In fact, I’m hoping to be doing lots of work on it in the next couple of days as on Thursday I’m swanning off to Ireland to the Fermoy Poetry Festival.  I’m going to try and blog before then, but there may be a brief hiatus in the Sunday poem whilst I’m away – I don’t know if I will have time to access a computer.

Today’s Sunday Poem is by Judy Brown and is taken from her first collection ‘Loudness’, published by Seren.  You can order a copy of Loudness here http://www.serenbooks.com/book/loudness/9781854115478 and you really should – it’s an excellent book.  I read it before I met Judy and I enjoyed it, but re reading it again, with the intention of picking a poem for the blog, I enjoyed it even more.  I think this is because I can hear Judy’s voice in my head now – I should explain I’m not hearing voices, Judy is Poet in Residence at The Wordsworth Trust in Grasmere.

I picked this poem because it is about Angels.  Now, normally poems about Angels make me groan, because there are so many, and they are normally so predictable.  I feel the same way about poems about angels as I do about poems about children.  I expect them to be bad.  However.  This year I have discovered Kathryn Maris’s wonderful poems about children (also a Seren poet) and now, I discover a wonderful, fresh, invigorating look at Angels by Judy.  And I like being proved wrong about poetry, and this poem completely took me by surprise.

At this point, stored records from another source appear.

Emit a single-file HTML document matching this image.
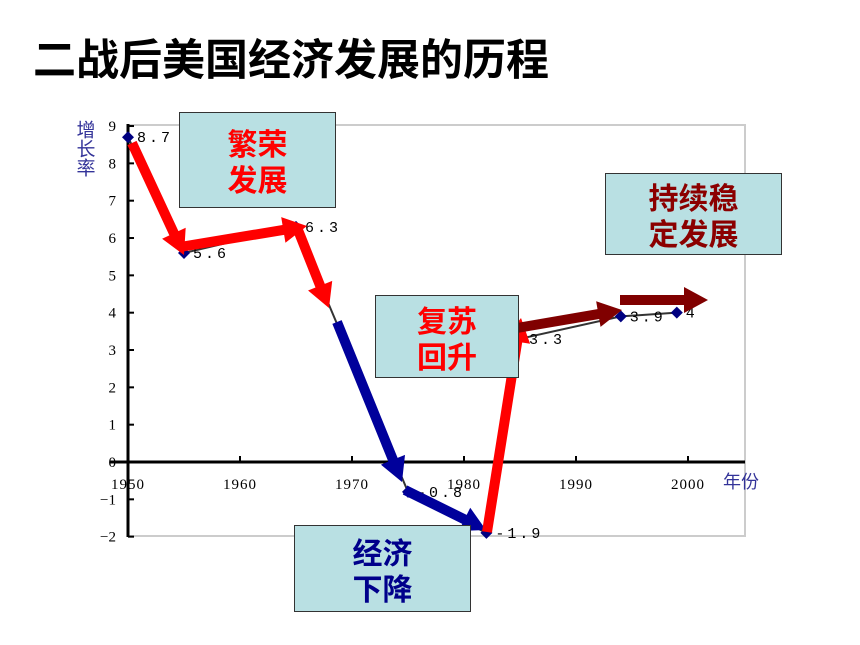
<!DOCTYPE html>
<html><head><meta charset="utf-8"><style>
body{margin:0;background:#fff;width:860px;height:645px;overflow:hidden;font-family:"Liberation Sans","Noto Sans CJK SC",sans-serif}
.box{position:absolute;background:#b9e0e3;border:1px solid #333;box-sizing:border-box;display:flex;align-items:center;justify-content:center;text-align:center;font-weight:bold;font-size:30px;line-height:36px;font-family:"Noto Sans CJK SC",sans-serif}
</style></head><body>
<div style="position:absolute;left:33px;top:26px;font-size:43px;font-weight:bold;font-family:'Noto Sans CJK SC',sans-serif;color:#000">二战后美国经济发展的历程</div>
<svg id="chart" width="860" height="645" style="position:absolute;left:0;top:0"></svg>
<div class="box" style="left:179px;top:112px;width:157px;height:96px;color:#f00">繁荣<br>发展</div>
<div class="box" style="left:605px;top:173px;width:177px;height:82px;color:#8b0000">持续稳<br>定发展</div>
<div class="box" style="left:375px;top:295px;width:144px;height:83px;color:#f00">复苏<br>回升</div>
<div class="box" style="left:294px;top:525px;width:177px;height:87px;color:#00008b">经济<br>下降</div>
<script>
const years=[1950,1955,1965,1975,1982,1985,1994,1999];
const rates=[8.7,5.6,6.3,-0.8,-1.9,3.3,3.9,4];
const yTicks=[-2,-1,0,1,2,3,4,5,6,7,8,9];
const xTicks=[1950,1960,1970,1980,1990,2000];
const X=y=>128+(y-1950)*11.2;
const Y=v=>462-v*37.33;
const s=document.getElementById('chart');
const NS='http://www.w3.org/2000/svg';
function mk(t,a,p){const e=document.createElementNS(NS,t);for(const k in a)e.setAttribute(k,a[k]);(p||s).appendChild(e);return e;}
let e;
e=mk('rect',{x:128,y:125,width:617,height:411,fill:'none',stroke:'#ccc','stroke-width':2});


e=mk('line',{x1:128,y1:124,x2:128,y2:537,stroke:'#000','stroke-width':3});


e=mk('line',{x1:110,y1:Y(0),x2:745,y2:Y(0),stroke:'#000','stroke-width':3});


yTicks.forEach(v=>{
 mk('line',{x1:128,y1:Y(v),x2:134,y2:Y(v),stroke:'#000','stroke-width':2});
 e=mk('text',{x:116,y:Y(v)+5,'text-anchor':'end','font-size':15,'font-family':'Liberation Serif,serif'});
 e.textContent=v<0?'−'+(-v):v;
 
 
});
xTicks.forEach(v=>{
 mk('line',{x1:X(v),y1:Y(0),x2:X(v),y2:Y(0)-6,stroke:'#000','stroke-width':2});
 e=mk('text',{x:X(v),y:489,'text-anchor':'middle','font-size':15,'font-family':'Liberation Serif,serif','letter-spacing':1});
 e.textContent=v;
 
 
});
e=mk('text',{x:723,y:488,'font-size':18,fill:'#333399','font-family':'Noto Sans CJK SC,sans-serif'});
e.textContent='年份';


e=mk('text',{x:86,y:120,'font-size':19,fill:'#333399','font-family':'Noto Sans CJK SC,sans-serif','writing-mode':'tb'});
e.textContent='增长率';


e=mk('polyline',{points:years.map((y,i)=>X(y)+','+Y(rates[i])).join(' '),fill:'none',stroke:'#333','stroke-width':2});


years.forEach((y,i)=>{
 const cx=X(y),cy=Y(rates[i]);
 e=mk('polygon',{points:`${cx},${cy-6} ${cx+6},${cy} ${cx},${cy+6} ${cx-6},${cy}`,fill:'#000080'});
 
 
 e=mk('text',{x:cx+9,y:cy+5,'font-size':15,'font-family':'Liberation Mono,monospace','letter-spacing':3});
 e.textContent=String(rates[i]);
 
 
});
function arrow(x1,y1,x2,y2,c,name){
 const dx=x2-x1,dy=y2-y1,L=Math.hypot(dx,dy),ux=dx/L,uy=dy/L,px=-uy,py=ux;
 const w=5,hw=13,hl=24,bx=x2-ux*hl,by=y2-uy*hl;
 const pts=[[x1+px*w,y1+py*w],[bx+px*w,by+py*w],[bx+px*hw,by+py*hw],[x2,y2],[bx-px*hw,by-py*hw],[bx-px*w,by-py*w],[x1-px*w,y1-py*w]];
 const g=mk('polygon',{points:pts.map(p=>p.join(',')).join(' '),fill:c});
 
 
}
arrow(132,143,184,255,'#f00','boom-arrow-1');
arrow(180,247,307,226,'#f00','boom-arrow-2');
arrow(298,230,329,308,'#f00','boom-arrow-3');
arrow(337,322,402,482,'#00009b','decline-arrow-1');
arrow(405,490,486,530,'#00009b','decline-arrow-2');
arrow(487,532,521,318,'#f00','recovery-arrow');
arrow(517,328,622,310,'#800000','stable-arrow-1');
arrow(620,300,708,300,'#800000','stable-arrow-2');
</script>
</body></html>
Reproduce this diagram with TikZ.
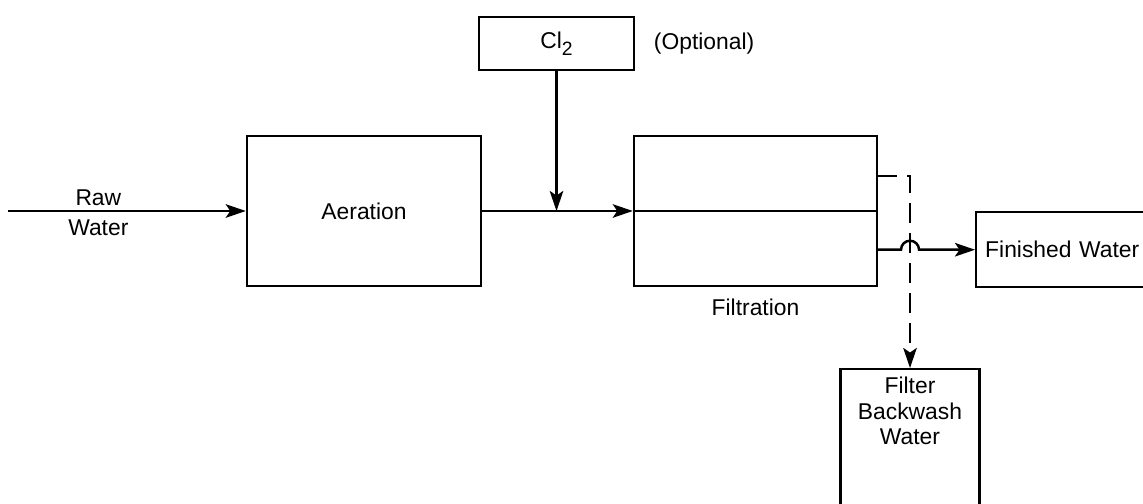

It is full of a dry humour but also beautifully lyric language; ‘When I turned/my face from flying,’ and ‘You never forget the standing start’.

My other favourite poems in the book were ‘The P45’ which finishes with ‘What else do I remember?/The revolving door twirling./My bent, martyr’s neck.’  I also really liked ‘In Praise of Greek Dogs’ and ‘On the First Night in the Cottage You Said It Was A Mistake for Me to Buy’ and if that title doesn’t make you want to buy the book, you are made of stone!  I should say that ‘Loudness’ was shortlisted for the Forward Prize for Best First Collection and the Fenton Aldeburgh Prize.  The other thing I should say is that there are some fantastic ‘holiday’ poems in the book too – again, a topic which handled by a lesser poet, can be as bad as being forced to look at someone’s holiday snaps, but Judy’s holiday poems are really, really good.

Here is the poem! I hope you enjoy.

The Ex-Angel – Judy Brown

My ballroom shoulders were ruined
by those wings.  Now there’s hardly a scar,
just a sheen on the skin as if the light
falling right there had passed
through frosted glass.  As it has.

I imagined them taking their leave
of my back: the exit hole fist-sized;
paramedics; a tussle of sinew and rag.
But it wasn’t like that.  When I turned
my face from flying, they shrivelled

like spiderplants freeing their young.
Feathers husked into onion-skin,
flaked, choking the shower.
You’ll miss the sky, more than one
person said.  They were wrong.

These days the strength of my body
is held in my legs and I like it that way.
I hung long enough like a doll
from the beating white engines of God.
(That kind of talk does no good.)

You never forget the standing start,
the torque of the upward stroke,
the rowing into the sun.  Yet I’d rather
sweat here, down on the dance floor,
tasting the street – if it weren’t for the birds.

When I see a swan, like a last clench of snow
at winter’s end, my eyes drizzle
melted light, my nose starts to drip.
Whatever I’ve done, it’s holy water still.
I dispose of the tissues with due respect.